What is needed
Whenever a line contains the string "matplotlib", copy it out of the entries.

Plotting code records
■ ■ ■ ■ ■
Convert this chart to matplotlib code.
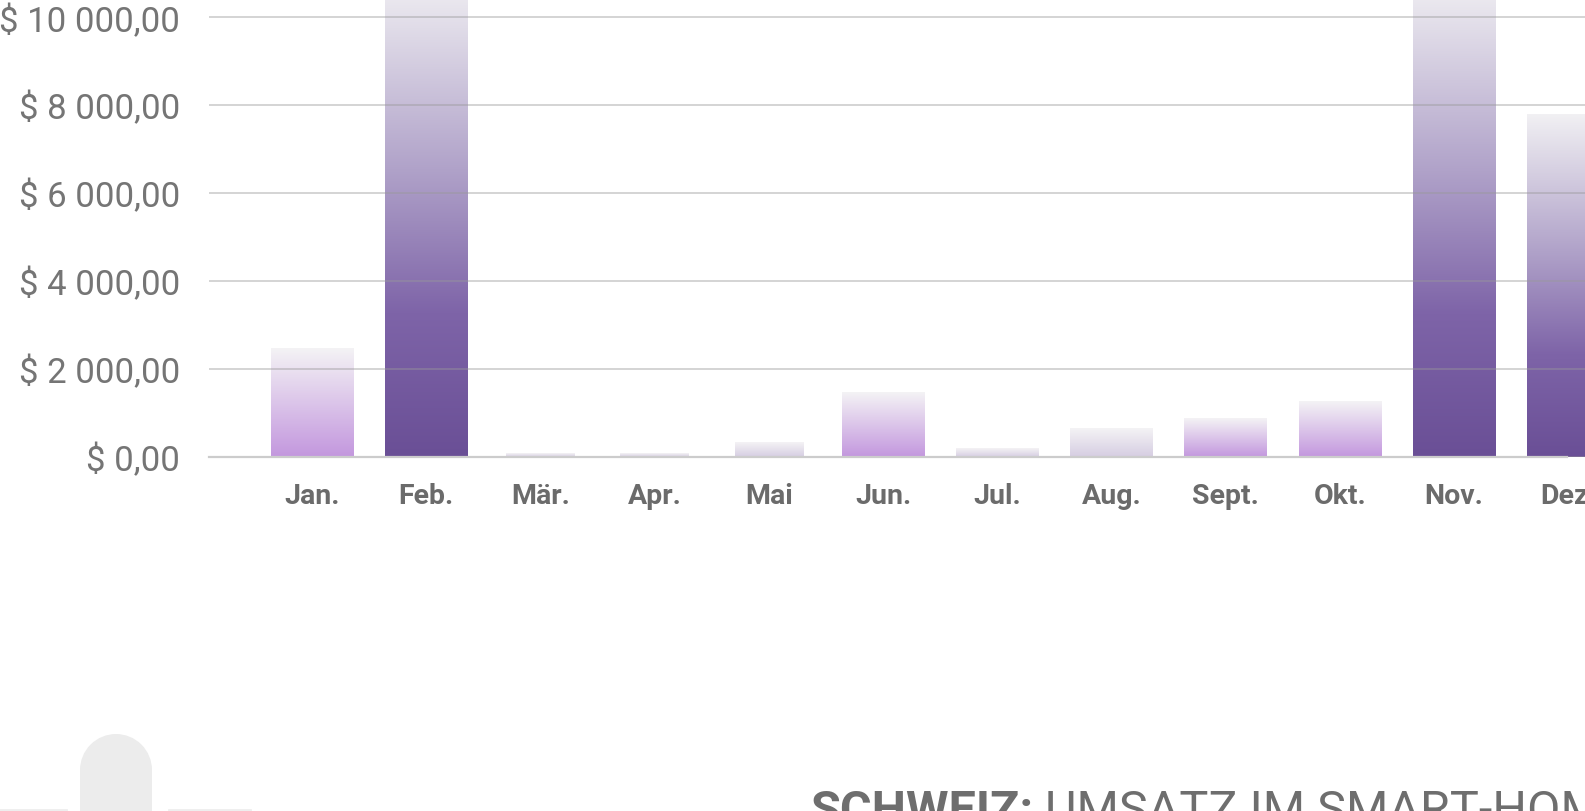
import numpy as np
import matplotlib
matplotlib.use("Agg")
import matplotlib.pyplot as plt
from matplotlib.colors import LinearSegmentedColormap
from matplotlib.patches import Rectangle, Circle

# monthly revenue (Feb / Nov run past the top)
months = ["Jan.", "Feb.", "Mär.", "Apr.", "Mai", "Jun.", "Jul.", "Aug.", "Sept.", "Okt.", "Nov.", "Dez."]
umsatz = [2470, 10900, 70, 70, 330, 1460, 200, 650, 870, 1260, 10850, 7780]
tone = ["mid", "dark", "pale", "pale", "pale", "mid", "pale", "pale", "mid", "mid", "dark", "dark"]
yticks = [0, 2000, 4000, 6000, 8000, 10000]

plt.rcParams['font.family'] = ['Roboto', 'DejaVu Sans']

W, H = 1585, 812
dpi = 100
fig = plt.figure(figsize=(W / dpi, H / dpi), dpi=dpi)

# background layer in pixel coords for the decoration + title
ov = fig.add_axes([0, 0, 1, 1], zorder=-1)
ov.set_xlim(0, W)
ov.set_ylim(H, 0)
ov.axis('off')
ov.add_patch(Rectangle((80, 771), 72, 60, color='#ececec', lw=0))
ov.add_patch(Circle((116, 771), 36, color='#ececec', lw=0))
ov.plot([0, 66], [811, 811], color='#eeeeee', lw=2)
ov.plot([169, 250], [811, 811], color='#eeeeee', lw=2)
t = ov.text(810, 825, "SCHWEIZ:", fontsize=35, fontweight='bold', color='#6e6e6e', va='baseline')
ov.annotate(" UMSATZ IM SMART-HOME", xy=(1, 0), xycoords=t, va='bottom', ha='left',
            fontsize=35, fontweight='normal', color='#6e6e6e')

ax = fig.add_axes([209 / W, (H - 458) / H, (W - 209) / W, 458 / H])
x = np.arange(len(months))
narrow = {"Mär.", "Apr.", "Mai"}
widths = [0.6 if m in narrow else 0.72 for m in months]
bars = ax.bar(x, umsatz, width=widths, color='none', edgecolor='none')

colors = {
    'dark': [(0, '#6a4f96'), (0.3, '#7e64a8'), (0.6, '#b0a2c9'), (1, '#f1f0f3')],
    'mid': [(0, '#c397de'), (1, '#f4f3f5')],
    'pale': [(0, '#d6cde2'), (1, '#f4f3f5')],
}
grad = np.linspace(0, 1, 256).reshape(-1, 1)
for bar, tn in zip(bars, tone):
    cmap = LinearSegmentedColormap.from_list(tn, colors[tn])
    x0 = bar.get_x()
    ax.imshow(grad, extent=(x0, x0 + bar.get_width(), 0, bar.get_height()),
              origin='lower', cmap=cmap, aspect='auto', zorder=1)

ax.set_xlim(-0.902, 11.147)
ax.set_ylim(0, 10410)

ax.set_yticks(yticks)
ax.set_yticklabels(["$ " + f"{v:,.2f}".replace(",", " ").replace(".", ",") for v in yticks])
ax.set_xticks(x)
ax.set_xticklabels(months, fontweight='bold')
ax.tick_params(axis='y', length=0, pad=21, labelsize=25, labelcolor='#757575')
ax.tick_params(axis='x', length=0, pad=18, labelsize=20.5, labelcolor='#6b6b6b')

for s in ax.spines.values():
    s.set_visible(False)
ax.set_axisbelow(False)
ax.yaxis.grid(True, color='#999999', alpha=0.45, lw=1.3)
ax.axhline(0, xmax=1358 / 1376, color='#cccccc', lw=1.6, clip_on=False, zorder=3)

plt.savefig('out.png', dpi=dpi)
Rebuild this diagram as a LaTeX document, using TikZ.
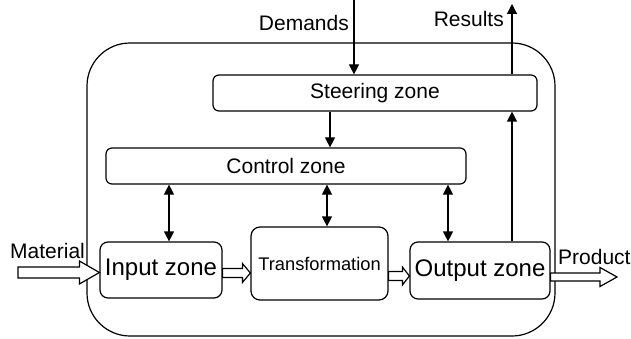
■ ■ ■ ■ ■
Full response
Convert this chart to matplotlib code.
import matplotlib
matplotlib.use("Agg")
import matplotlib.pyplot as plt
from matplotlib.colors import LinearSegmentedColormap
from matplotlib.patches import Rectangle, Circle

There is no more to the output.